Kantarian is the show-business mind behind the most visible changes at the Open in recent years. As a kid, Kantarian grew up near here, in Forest Hills, and he has sought to rescue the sport from “insiders” who kept it “inaccessible.” For starters, he dropped the price of nosebleed seats. Against the players’ wishes, he also installed two Jumbotron television screens, which are mounted high in the stands so nosebleed-ticket holders can actually see what’s happening miles below. He infuriated some players even further by implementing an instant-replay system, now a fan favorite. And to allow spectators to follow the fast-paced rallies even better, Kantarian changed the color of the court from its old grassy green to a blue. He’s also added the “spectacle” part. Now, walking the grounds, you can hear live bands and see nice flowers and eat “the most high-end food in sports,” including “flaming ouzo shrimp” and “locally grown arugula.” He’s also amplified his marketing campaign. For instance: The Open doesn’t offer the best tennis in the world; it offers the toughest tennis. He changed it “because this is the toughest city in the world,” he says. “You have to fight everything, the players, the crowds, the traffic.”

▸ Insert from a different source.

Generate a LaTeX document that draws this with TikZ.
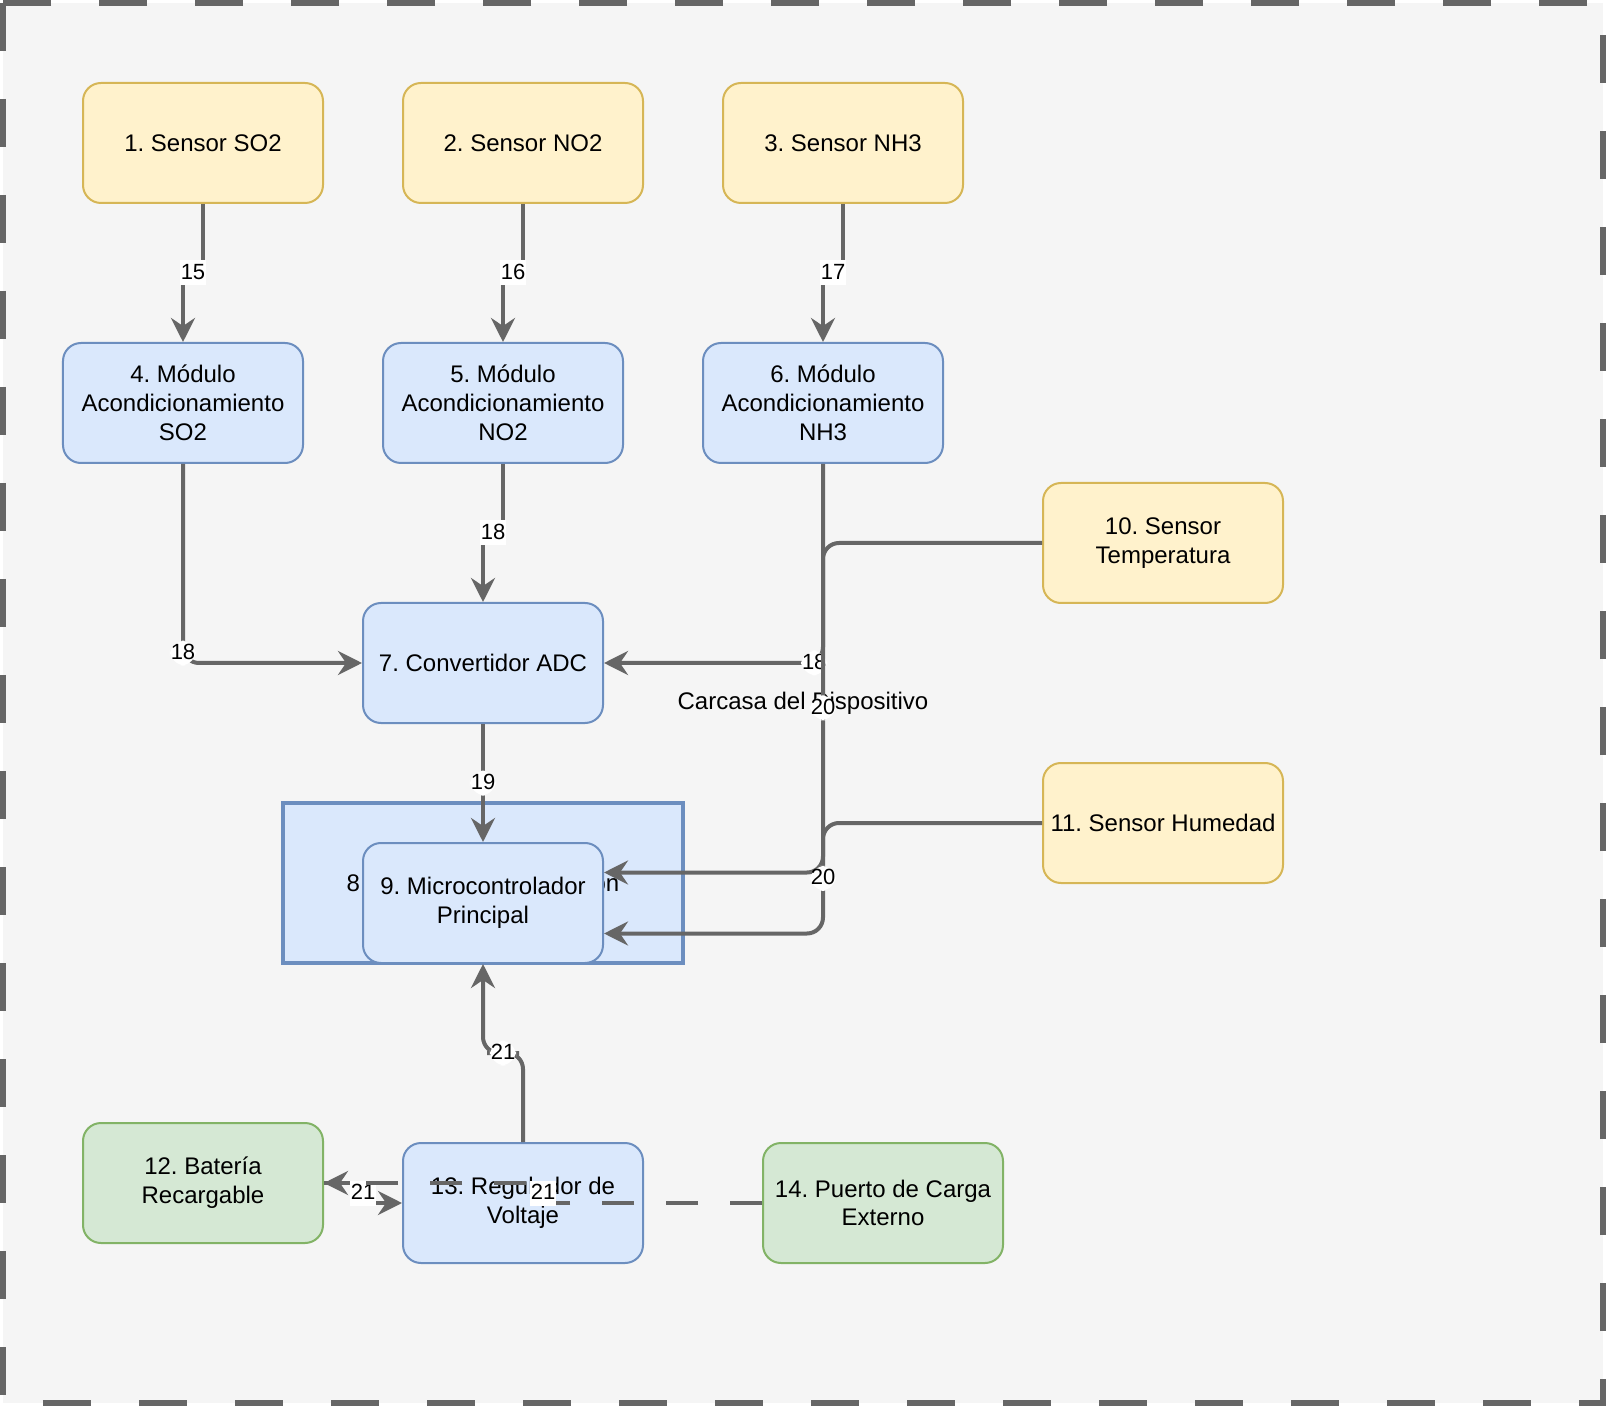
\documentclass[tikz,border=0pt]{standalone}
\usepackage{fontspec}
\setmainfont{Liberation Sans}
\usetikzlibrary{arrows.meta,calc}
\frenchspacing
\definecolor{grisborde}{HTML}{666666}
\definecolor{grisfondo}{HTML}{F5F5F5}
\definecolor{amarillo}{HTML}{FFF2CC}
\definecolor{amarilloborde}{HTML}{D6B656}
\definecolor{azul}{HTML}{DAE8FC}
\definecolor{azulborde}{HTML}{6C8EBF}
\definecolor{verde}{HTML}{D5E8D4}
\definecolor{verdeborde}{HTML}{82B366}
\tikzset{
  caja/.style={draw, line width=1pt, rounded corners=9pt, minimum width=120pt, minimum height=60pt, inner sep=0pt, align=center, font=\fontsize{12}{14.4}\selectfont},
  sensor/.style={caja, fill=amarillo, draw=amarilloborde},
  modulo/.style={caja, fill=azul, draw=azulborde},
  energia/.style={caja, fill=verde, draw=verdeborde},
  flecha/.style={draw=grisborde, line width=2pt, rounded corners=8pt, -{Stealth[length=12pt,width=12pt,inset=4pt]}},
  etiqueta/.style={fill=white, inner xsep=0.5pt, inner ysep=1.5pt, text height=8pt, text depth=1.5pt, font=\fontsize{11}{13}\selectfont},
}

\begin{document}
\begin{tikzpicture}[x=1pt,y=-1pt]
	\useasboundingbox (-1.5,-1.5) rectangle (801.5,701.5);

	% carcasa
	\draw[grisborde, fill=grisfondo, line width=3pt, dash pattern=on 24pt off 24pt] (0,0) -- (0,700) -- (800,700) -- (800,0) -- cycle;
	\node[font=\fontsize{12}{14.4}\selectfont] (carcasa) at (400,350) {Carcasa del Dispositivo};

	\node[sensor] (so2) at (100,70) {1. Sensor SO2};
	\node[sensor] (no2) at (260,70) {2. Sensor NO2};
	\node[sensor] (nh3) at (420,70) {3. Sensor NH3};

	\node[modulo] (aso2) at (90,200) {4. Módulo\\Acondicionamiento\\SO2};
	\node[modulo] (ano2) at (250,200) {5. Módulo\\Acondicionamiento\\NO2};
	\node[modulo] (anh3) at (410,200) {6. Módulo\\Acondicionamiento\\NH3};

	\node[modulo] (adc) at (240,330) {7. Convertidor ADC};
	\node[modulo, rounded corners=0pt, minimum width=200pt, minimum height=80pt, line width=1.8pt] (trans) at (240,440) {8. Unidad de Transmisión};
	\node[modulo] (mcu) at (240,450) {9. Microcontrolador\\Principal};

	\node[sensor] (temp) at (580,270) {10. Sensor\\Temperatura};
	\node[sensor] (hum) at (580,410) {11. Sensor Humedad};

	\node[energia] (bat) at (100,590) {12. Batería\\Recargable};
	\node[modulo] (reg) at (260,600) {13. Regulador de\\Voltaje};
	\node[energia] (usb) at (440,600) {14. Puerto de Carga\\Externo};

	\coordinate (mcua) at ($(mcu.north east)!.25!(mcu.south east)$);
	\coordinate (mcub) at ($(mcu.north east)!.75!(mcu.south east)$);

	\draw[flecha, sharp corners] (so2.south) |- ($(so2.south)!.5!(aso2.north)$) node[etiqueta] {15} -| (aso2.north);
	\draw[flecha, sharp corners] (no2.south) |- ($(no2.south)!.5!(ano2.north)$) node[etiqueta] {16} -| (ano2.north);
	\draw[flecha, sharp corners] (nh3.south) |- ($(nh3.south)!.5!(anh3.north)$) node[etiqueta] {17} -| (anh3.north);

	\draw[flecha, sharp corners] (ano2.south) |- ($(ano2.south)!.5!(adc.north)$) node[etiqueta] {18} -| (adc.north);
	\draw[flecha] (aso2.south) |- node[etiqueta, pos=.475] {18} (adc.west);
	\draw[flecha] (anh3.south) |- node[etiqueta, pos=.52] {18} (adc.east);

	\draw[flecha] (adc.south) -- node[etiqueta] {19} (mcu.north);

	\draw[flecha] (temp.west) -- (anh3.south |- temp.west) -- node[etiqueta] {20} (anh3.south |- mcua) -- (mcua);
	\draw[flecha] (hum.west) -- (anh3.south |- hum.west) -- node[etiqueta] {20} (anh3.south |- mcub) -- (mcub);

	\draw[flecha] (reg.north) |- ($(reg.north)!.5!(mcu.south)$) node[etiqueta] {21} -| (mcu.south);

	\draw[flecha, sharp corners] (bat.east) -| ($(bat.east)!.5!(reg.west)$) node[etiqueta] {21} |- (reg.west);
	\draw[flecha, sharp corners, dash pattern=on 16pt off 16pt] (usb.west) -| ($(bat.east)!.5!(usb.west)$) node[etiqueta] {21} |- (bat.east);

\end{tikzpicture}
\end{document}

“It’s about celebrating what’s New York about New York,” he says.

“Of course there’s a lot of pressure,” says a coach. “We’re trying to find the next Andy Roddick. We’re trying to find the next James Blake.”

But the story lacked leading men and women: a new generation of American players. So early last year, Kantarian budgeted an initial $10 million to build the USTA’s own tennis factory in South Florida. At this stage, it’s far from a science. The idea is to create a place for Americans only, make it free for everybody, and keep it small and competitive, so the kids have to win their matches to stay there. To run it, Kantarian recently hired Patrick McEnroe. “There’s really no secret in how to create tennis champions,” McEnroe says. “It’s actually very simple. You have to take talent and surround it with talent.”

Chase arrived in November. He flew to Fort Lauderdale, and his coach picked him up and drove north, to Boca Raton. The USTA’s academy is located across the street from a golf course and surrounded by gated communities with flowery names like the Sanctuary and Le Lac.

Chase was taken to the dorm. He put his bags down and looked around. “Everything just had this newness,” he says. The wood from his bunk smelled of fresh carpentry. His desk smelled like varnish. He looked in the bathroom, checked the toilet, and inspected the shower. “All new,” he says. “It was kind of weird.”

In the dorm, Chase met his roommate and the other eight boys down the hall. On the other side of the hall, there were ten girls. All were here for the first time, and all their stories were different.

Chase’s mother, Melissa, was a beauty queen. In high school, she swam and played singles tennis. In college, she was Miss Ohio, and competed in the Miss America pageant. She came in second, and used the proceeds to help put herself through college. Chase’s father, Todd, was a magician. He was always on the road, doing his illusions on cruise ships or at corporate retreats. Often Melissa would perform onstage with him, dressed in a slinky sequined leotard. Chase was part of the act, too. His father did one illusion where he sat on a stool in the center of the stage and told the audience all about what it was like to be a young kid and not bear the burdens of adulthood, and as he was waxing nostalgic—voilà!—he vanished. There, sitting in his place, was young Chase.

“It was spooky,” his mother says.

Then Chase started playing tennis. At 7, he was so good he was offered a full scholarship to Bollettieri. Seven was too young to go away, his mother told him. So he and his mother fashioned their own routine outside of Columbus, getting up at 5:30 a.m. to hit the ball before school.